Women Take a Seat, BJP Takes the Chair

Women are now the decisive voter bloc in any election. In the 2024 Lok Sabha election, women’s turnout (65.8 per cent) edged past men’s (65.6 per cent), signalling a historic shift
Illustration for representation
Illustration for representation
Updated on
3 min read

Let us face an uncomfortable truth dressed up as reform. The women’s reservation push which will jack up Lok Sabha numbers by 50 per cent is being sold as social justice. Undoubtedly women voters are no longer a side category—they ARE the election. Seat expansion is not an arbitrary political choice; it flows from a constitutional logic. The allocation of seats in the Lok Sabha is tied to population, and periodic delimitation after a Census is meant to ensure that representation reflects demographic reality as closely as possible. In principle, this is a neutral exercise: more people in a state should mean more seats. But demography in India has not evolved evenly. Population growth is significantly higher in parts of the Hindi heartland than in the southern states, which have seen earlier stabilisation. Any post-Census seat expansion is likely to increase the relative weight of northern states in Parliament. That shift, in turn, carries political implications, because electoral strength is not evenly distributed across regions. In the south, where the BJP is weaker, delimitation offers the ability to reshape constituency boundaries, dilute entrenched regional bastions, and create new competitive terrains. The gains there may be incremental. In the north, they could be exponential.

Women are now the decisive voter bloc in any election. In the 2024 Lok Sabha election, women’s turnout (65.8 per cent) edged past men’s (65.6 per cent) signalling a historic shift. In large swathes of northern India, women are not only voting more; they’re voting differently from male family members. The old assumption of “household voting” is breaking down. The BJP has caught on. Over the past decade, the party has built a specific pipeline into the female electorate. LPG connections under Ujjwala, toilets under Swachh Bharat, housing titles under PM Awas, often in women’s names, and direct benefit transfers are not just schemes, they are political interfaces. The term “labharthi vote bank” exists for a reason, and is disproportionately female. In Bihar’s 2020 Assembly election, a striking share of NDA wins came from constituencies where women’s turnout exceeded men’s. In Uttar Pradesh 2022, women voters—especially non-Yadav OBCs and non-Jatav Dalits—tilted decisively toward the BJP. Even in 2024, when the BJP lost seats, its vote share barely dipped, suggesting its core coalition—including women—remained intact. Insert the women’s reservation law into this landscape.
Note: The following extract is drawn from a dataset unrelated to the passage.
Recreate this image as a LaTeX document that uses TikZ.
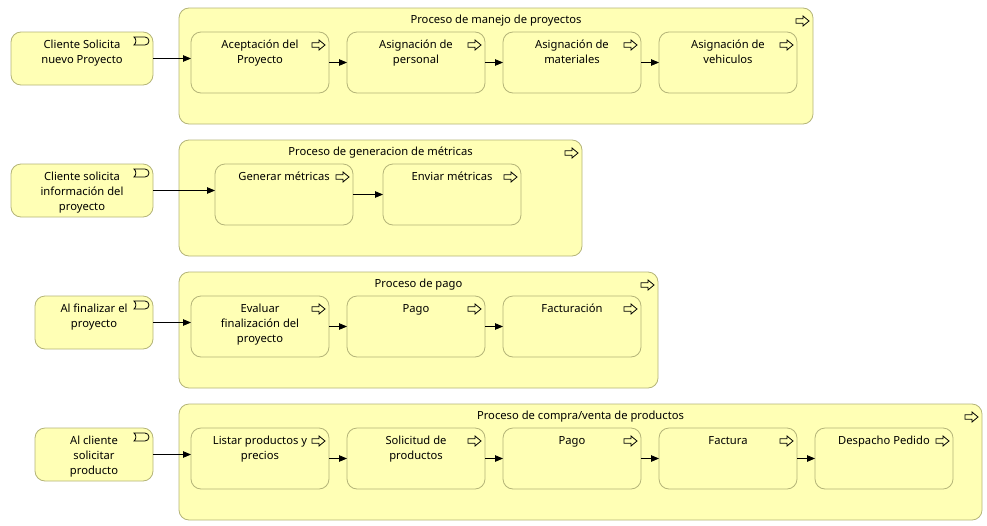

Delimitation is where the real story is, once SIR is done. Today, women make up only about 13.6 per cent of the Lok Sabha (74 MPs), and barely 10 per cent of candidates in elections. Once reservation kicks in, the gatekeepers matter even more. And the BJP’s centralised candidate selection model thrives in precisely this environment. This is where the conversation usually veers into accusation. Opposition parties routinely allege that Amit Shah is a master of “election tampering.” Strip away the rhetoric, and you’re looking at something far less dramatic and far more effective: election engineering based on cold, cumulative logic. Shah’s model is not mystical. It involves booth-level data, micro-social coalitions, turnout asymmetry, candidate optimisation, welfare targeting and relentless organisational feedback loops. All of these sit on top of one of the most extensive ground networks in the world: the RSS. It has the cadre, discipline and last-mile reach. The BJP provides scale messaging, leadership, and resources. Together, they create a political machine which is less campaign and more infrastructure. Blaming Shah for wanting to win elections is like blaming a CEO for chasing profit. That is literally the job.
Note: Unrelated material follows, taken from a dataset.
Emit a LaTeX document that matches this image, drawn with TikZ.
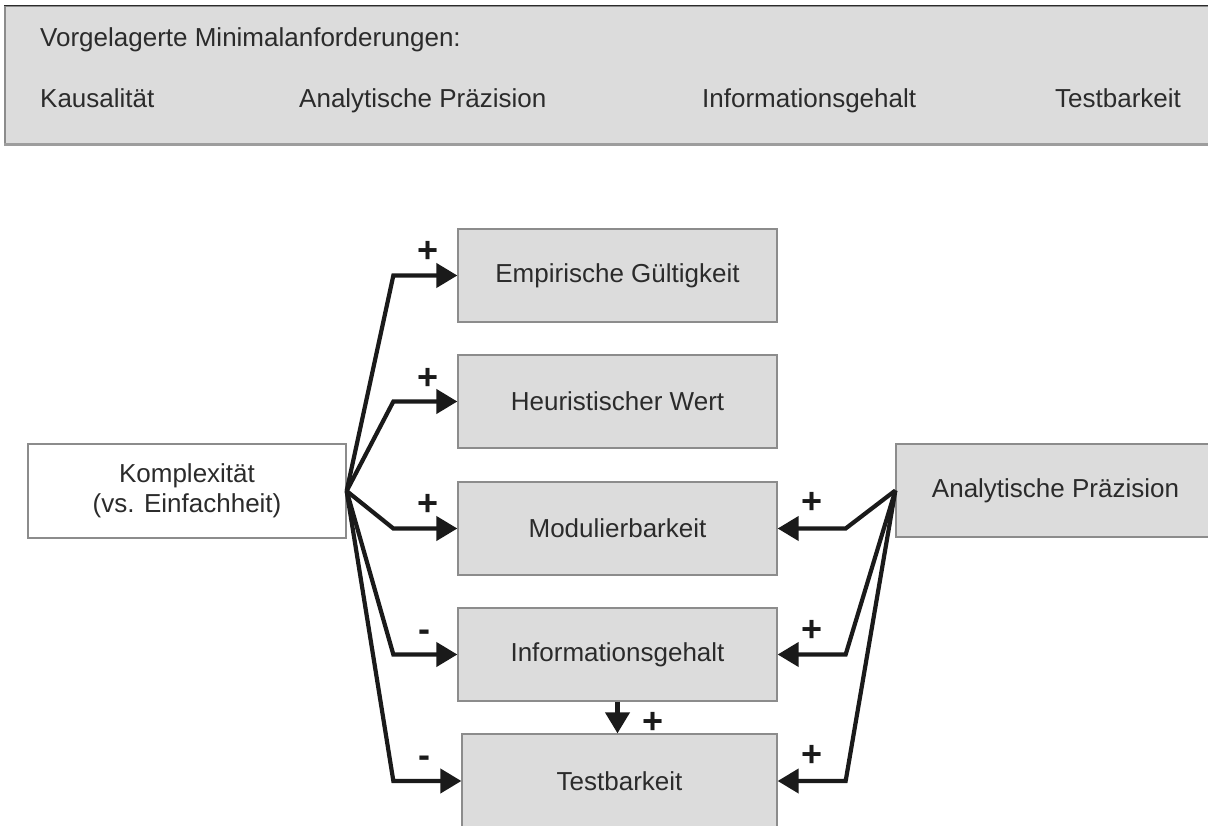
\documentclass[tikz,border=0pt]{standalone}
\usepackage{fontspec}
\setmainfont{Liberation Sans}
\usetikzlibrary{arrows.meta}
\definecolor{boxgray}{HTML}{DCDCDC}
\definecolor{edgegray}{HTML}{8C8C8C}
\definecolor{inkgray}{HTML}{2B2B2B}
\definecolor{arrowink}{HTML}{1A1A1A}

\begin{document}
\begin{tikzpicture}[x=1pt,y=-1pt,
  box/.style={draw=edgegray, line width=1.3pt, fill=boxgray,
    minimum width=319pt, minimum height=93pt, inner sep=0pt,
    text=inkgray, font=\fontsize{26}{30}\selectfont, align=center},
  link/.style={draw=arrowink, line width=4.2pt,
    -{Triangle[length=21pt,width=24pt]}},
  sign/.style={text=arrowink, font=\fontsize{36}{40}\selectfont\bfseries,
    anchor=base, inner sep=0pt},
  req/.style={text=inkgray, font=\fontsize{26}{30}\selectfont,
    anchor=base west, inner sep=0pt}
]
\useasboundingbox (0,0) rectangle (1208,826);

% requirements banner
\node[draw=edgegray, line width=1.3pt, fill=boxgray, minimum width=1210pt,
      minimum height=138pt, inner sep=0pt] (banner) at (610,75) {};
\draw[inkgray, line width=1.3pt] (banner.north west) -- (banner.north east);
\draw[edgegray!85, line width=2.6pt] (banner.south west) -- (banner.south east);
\node[req] (title) at (40,47) {Vorgelagerte Minimalanforderungen:};
\node[req] (r1) at (40,108) {Kausalität};
\node[req] (r2) at (299,108) {Analytische Präzision};
\node[req] (r3) at (702,108) {Informationsgehalt};
\node[req] (r4) at (1055,108) {Testbarkeit};

% criteria
\node[box] (E) at (617.5,275.5) {Empirische Gültigkeit};
\node[box] (H) at (617.5,401.5) {Heuristischer Wert};
\node[box] (M) at (617.5,528.5) {Modulierbarkeit};
\node[box] (I) at (617.5,654.5) {Informationsgehalt};
\node[box, minimum width=315pt, minimum height=94pt] (T) at (619.5,781) {Testbarkeit};

% sources
\node[box, fill=white, minimum width=318pt, minimum height=94pt] (K) at (187,491)
  {Komplexität\\(vs. Einfachheit)};
\node[box] (A) at (1055.5,490.5) {Analytische Präzision};

% effects of complexity
\draw[link] (K.east) -- ([xshift=-64pt]E.west) -- (E.west);
\draw[link] (K.east) -- ([xshift=-64pt]H.west) -- (H.west);
\draw[link] (K.east) -- ([xshift=-64pt]M.west) -- (M.west);
\draw[link] (K.east) -- ([xshift=-64pt]I.west) -- (I.west);
\draw[link] (K.east) -- ([xshift=-68pt]T.west) -- (T.west);

% effects of analytical precision
\draw[link] (A.west) -- ([xshift=68pt]M.east) -- (M.east);
\draw[link] (A.west) -- ([xshift=68pt]I.east) -- (I.east);
\draw[link] (A.west) -- ([xshift=68pt]T.east) -- (T.east);

% information content -> testability
\draw[link] (I.south) -- (I.south |- T.north);

% signs
\node[sign] (sE) at (428,263) {+};
\node[sign] (sH) at (428,389) {+};
\node[sign] (sM) at (428,515) {+};
\node[sign] (sI) at (424,641.7) {-};
\node[sign] (sT) at (424,767.7) {-};
\node[sign] (aM) at (812,513) {+};
\node[sign] (aI) at (812,641) {+};
\node[sign] (aT) at (812,766) {+};
\node[sign] (iT) at (653,733) {+};
\end{tikzpicture}
\end{document}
This playbook isn’t new. It is an evolution. The Congress, during its decades of dominance, perfected its own version of electoral engineering—just analog, not digital. Candidate selection was tightly controlled by the High Command. Social coalitions were carefully assembled—Dalits, minorities, segments of upper castes—into a durable umbrella. Welfare schemes and patronage networks created loyalty circuits. State machinery was often accused—sometimes credibly—of being leveraged to tilt the playing field. The BJP didn’t invent this system. All it did was to professionalise, digitise, and scale it up. Where Congress relied on personality aura and hierarchy, the BJP added data and discipline. For coalition-building, this version is being segmented and continuously recalibrated.

None of this invalidates the moral case for greater women’s representation, which in India is underrepresented by any global standard. But morality and strategy are not always mutually exclusive. In this case, they are perfectly aligned in favour of one party more than the others. So yes, the bill will send women to Parliament. It will also likely reconfigure the electoral map in ways that favour the BJP for some time to come. The optics point to empowerment but the math says consolidation. And the system tilts toward the side that has already done the calculations.